From Bloomberg:

Boomer Bows Out in Shakeout That Led to Vermont Beard

In early 2008, David Roberts’s morning routine at the Ridgewood, New Jersey, train station was as unchanged as the view from its platform, which overlooks a downtown anchored by the Daily Treat diner and a 77-year-old movie theater. Roberts would sip coffee, eat a corn muffin, scan the Financial Times and step aboard the 7:50 train.

This was not the same trip he had made for the 14 years he worked for three Wall Street firms. This was a commute to nowhere.

Roberts, 61, was bound for an outplacement center on New York’s East 37th Street, where he pursued job leads and the dream of starting a consulting firm with former colleagues. Like many of his neighbors in Ridgewood, Roberts had been thrown out of work after the credit markets seized up last year, joining thousands of commuters in the competition for jobs that don’t exist anymore.

Roberts, an economist at Dominion Bond Rating Service until January 2008, was fired 13 months after he predicted in a published report the recession that would end his livelihood.

“You can see a train wreck coming,” Roberts says. “But that doesn’t mean you can get out of the way.”

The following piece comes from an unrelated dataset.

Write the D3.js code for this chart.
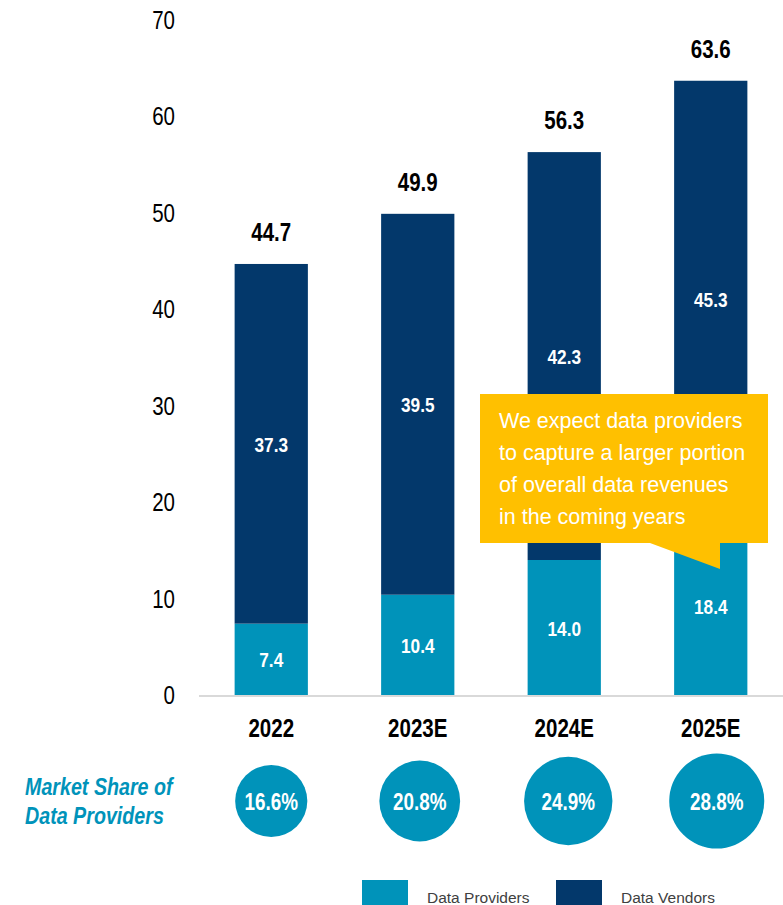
<!DOCTYPE html>
<html>
<head>
<meta charset="utf-8">
<script src="https://cdn.jsdelivr.net/npm/d3@7"></script>
<style>
  html, body { margin: 0; padding: 0; background: #fff; }
  svg { display: block; }
</style>
</head>
<body>
<div id="chart"></div>
<script>
'use strict';

var years = ["2022", "2023E", "2024E", "2025E"];
var providers = [7.4, 10.4, 14.0, 18.4];
var vendors = [37.3, 39.5, 42.3, 45.3];
var totals = [44.7, 49.9, 56.3, 63.6];
var shares = [16.6, 20.8, 24.9, 28.8];
var yTicks = [0, 10, 20, 30, 40, 50, 60, 70];
var calloutLines = ["We expect data providers", "to capture a larger portion", "of overall data revenues", "in the coming years"];

var width = 783, height = 905;
var font = "'Liberation Sans', Arial, sans-serif";
var squeeze = 0.82; // no Arial Narrow here, so condense Liberation Sans instead
var teal = "#0093ba", navy = "#03386b", yellow = "#ffc000";

var svg = d3.select("#chart").append("svg")
    .attr("width", width)
    .attr("height", height);

var x = d3.scaleBand()
    .domain(years)
    .range([198, 784])
    .paddingInner(0.5)
    .paddingOuter(0.25);

var y = d3.scaleLinear()
    .domain([0, 70])
    .range([695, 20]);

var r = d3.scaleSqrt()
    .domain([0, 30])
    .range([0, 48.5]);

var rows = years.map(function (d, i) {
    return { year: d, providers: providers[i], vendors: vendors[i], total: totals[i], share: shares[i] };
});

var stack = d3.stack().keys(["providers", "vendors"]);
var series = stack(rows);
var colors = { providers: teal, vendors: navy };

// place condensed text at (px, py)
function narrowAt(px, py) {
    return "translate(" + px + "," + py + ") scale(" + squeeze + ",1)";
}

// y tick labels (no axis line)
svg.append("g")
    .selectAll("text")
    .data(yTicks)
    .enter().append("text")
    .attr("transform", function (d) { return narrowAt(175, y(d) + 9); })
    .attr("text-anchor", "end")
    .style("font-family", font)
    .style("font-size", "25px")
    .style("fill", "#000")
    .text(function (d) { return d; });

// stacked bars
var layers = svg.append("g")
    .selectAll("g")
    .data(series)
    .enter().append("g")
    .attr("fill", function (d) { return colors[d.key]; });

layers.selectAll("rect")
    .data(function (d) { return d; })
    .enter().append("rect")
    .attr("x", function (d) { return x(d.data.year); })
    .attr("y", function (d) { return y(d[1]); })
    .attr("width", x.bandwidth())
    .attr("height", function (d) { return y(d[0]) - y(d[1]); });

// segment labels
layers.selectAll("text")
    .data(function (d) { return d.map(function (p) { return { p: p, key: d.key }; }); })
    .enter().append("text")
    .attr("transform", function (d) {
        return narrowAt(x(d.p.data.year) + x.bandwidth() / 2, (y(d.p[0]) + y(d.p[1])) / 2 + 8);
    })
    .attr("text-anchor", "middle")
    .style("font-family", font)
    .style("font-weight", "bold")
    .style("font-size", "21px")
    .style("fill", "#fff")
    .text(function (d) { return d.p.data[d.key].toFixed(1); });

// baseline
svg.append("line")
    .attr("x1", 199).attr("x2", 783)
    .attr("y1", y(0) + 1).attr("y2", y(0) + 1)
    .attr("stroke", "#d9d9d9")
    .attr("stroke-width", 2);

// totals on top
svg.append("g")
    .selectAll("text")
    .data(rows)
    .enter().append("text")
    .attr("transform", function (d) {
        return narrowAt(x(d.year) + x.bandwidth() / 2, y(d.providers + d.vendors) - 23);
    })
    .attr("text-anchor", "middle")
    .style("font-family", font)
    .style("font-weight", "bold")
    .style("font-size", "25px")
    .style("fill", "#000")
    .text(function (d) { return d.total.toFixed(1); });

// year labels
svg.append("g")
    .selectAll("text")
    .data(years)
    .enter().append("text")
    .attr("transform", function (d) { return narrowAt(x(d) + x.bandwidth() / 2, 737); })
    .attr("text-anchor", "middle")
    .style("font-family", font)
    .style("font-weight", "bold")
    .style("font-size", "25px")
    .style("fill", "#000")
    .text(function (d) { return d; });

// market share row
svg.append("text")
    .attr("transform", narrowAt(25, 795))
    .style("font-family", font)
    .style("font-weight", "bold")
    .style("font-style", "italic")
    .style("font-size", "24px")
    .style("fill", teal)
    .selectAll("tspan")
    .data(["Market Share of", "Data Providers"])
    .enter().append("tspan")
    .attr("x", 0)
    .attr("y", function (d, i) { return i * 29; })
    .text(function (d) { return d; });

var bubbles = svg.append("g")
    .selectAll("g")
    .data(rows)
    .enter().append("g")
    .attr("transform", function (d, i) { return "translate(" + (x(d.year) + x.bandwidth() / 2 + i * 2) + ",801)"; });

bubbles.append("circle")
    .attr("r", function (d) { return r(d.share); })
    .attr("fill", teal);

bubbles.append("text")
    .attr("transform", narrowAt(0, 9))
    .attr("text-anchor", "middle")
    .style("font-family", font)
    .style("font-weight", "bold")
    .style("font-size", "23px")
    .style("fill", "#fff")
    .text(function (d) { return d.share.toFixed(1) + "%"; });

// callout
var callout = svg.append("g");
callout.append("path")
    .attr("d", "M480,394H768V543H720V569L650,543H480Z")
    .attr("fill", yellow);

callout.append("text")
    .style("font-family", font)
    .style("font-size", "21.5px")
    .style("fill", "#fff")
    .selectAll("tspan")
    .data(calloutLines)
    .enter().append("tspan")
    .attr("x", 499)
    .attr("y", function (d, i) { return 428 + i * 32; })
    .text(function (d) { return d; });

// legend
var legendItems = [
    { label: "Data Providers", color: teal, x: 362 },
    { label: "Data Vendors", color: navy, x: 556 }
];
var legend = svg.append("g")
    .selectAll("g")
    .data(legendItems)
    .enter().append("g")
    .attr("transform", function (d) { return "translate(" + d.x + ",880)"; });

legend.append("rect")
    .attr("width", 46)
    .attr("height", 30)
    .attr("fill", function (d) { return d.color; });

legend.append("text")
    .attr("x", 65)
    .attr("y", 23)
    .style("font-family", font)
    .style("font-size", "15.5px")
    .style("fill", "#404040")
    .text(function (d) { return d.label; });
</script>
</body>
</html>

Roberts has suffered through a chain of unanswered job applications, an ill-fated relocation to Washington, and depression. As of April, he had lost or spent more than half of his $1.4 million in savings. One of the few risks he takes with money these days is at the poker table.

Roberts and his wife — who is battling multiple sclerosis — are moving to Vermont, where they honeymooned and often vacation. He has grown a gray-and-white beard more befitting the Green Mountains than Wall Street.

Knowing that the money he has left won’t last forever, Roberts must figure out a new way to earn a living. “I don’t know where the income is going to come from,” he says.

Roberts is one of 26,000 people who lost financial services jobs in New York City from January 2008 to March 2009, according to Moody’s Economy.com. Many live in bedroom communities such as Ridgewood — a Bergen County enclave of 24,300 people 25 miles from Wall Street.

Ridgewood retailers say some stores’ Christmas receipts were off 40 percent last year. As many as 30 stores and restaurants in the business district are for sale. The village government trimmed three building inspectors after a two-year, 46 percent drop in construction activity.

Nestled in the foothills of the Ramapo Mountains, Ridgewood has had a symbiotic relationship with New York’s financial district since the mid-1800s, when tycoons built summer homes there. Commuter trains soon carried dad to the financial jungle while mom stayed home and raised the kids. “It’s for domesticated masters of the universe, a throwback to the 1950s,” says Erik Sorenson, chief executive officer of online career firm Vault.com and a Ridgewood resident.

Ridgewood’s projected median household income for 2009 is $129,394, according to market research firm Nielsen Claritas, which makes it the 17th-most-affluent U.S. community in the 20,000 to 50,000 population range. From 1991 to 2006, the average home sale price more than tripled to $864,000, according to the New Jersey Multiple Listing Service.

Now that market has reversed. Ridgewood averaged 11.3 home sales a month in the first quarter of 2009, versus 32 in the first quarter of 2007, a 65 percent drop, according to Otteau Valuation Group Inc., a real estate analysis and consulting firm in East Brunswick, NJ.

Roberts says he and his neighbors who worked on Wall Street “do not understand: You lose your bonus, you lose your job, and you have no prospects.”

“We have no income coming in,” he says. “I’m just trying to get by. I don’t know what the end scenario is going to be.”

The Robertses have found getting out of Ridgewood is easier said than done. They put their house on the market for $899,000 in October and had to lower the price three times before getting a contract — for $760,000. That fell through in March. As of mid-April, they had a new contract for $775,000.

They’ve lined up a rental house in South Newfane, Vermont, for $1,800 a month, roughly half their current mortgage payment. Next, Roberts must figure out how to stop the money drain, which has reduced his nest egg by half to $720,000. More than 70 percent of the money disappeared in the market crash, he says, lamenting that he didn’t act on his own prediction that a recession was coming.

“As an economist, I have no excuse whatsoever,” he says.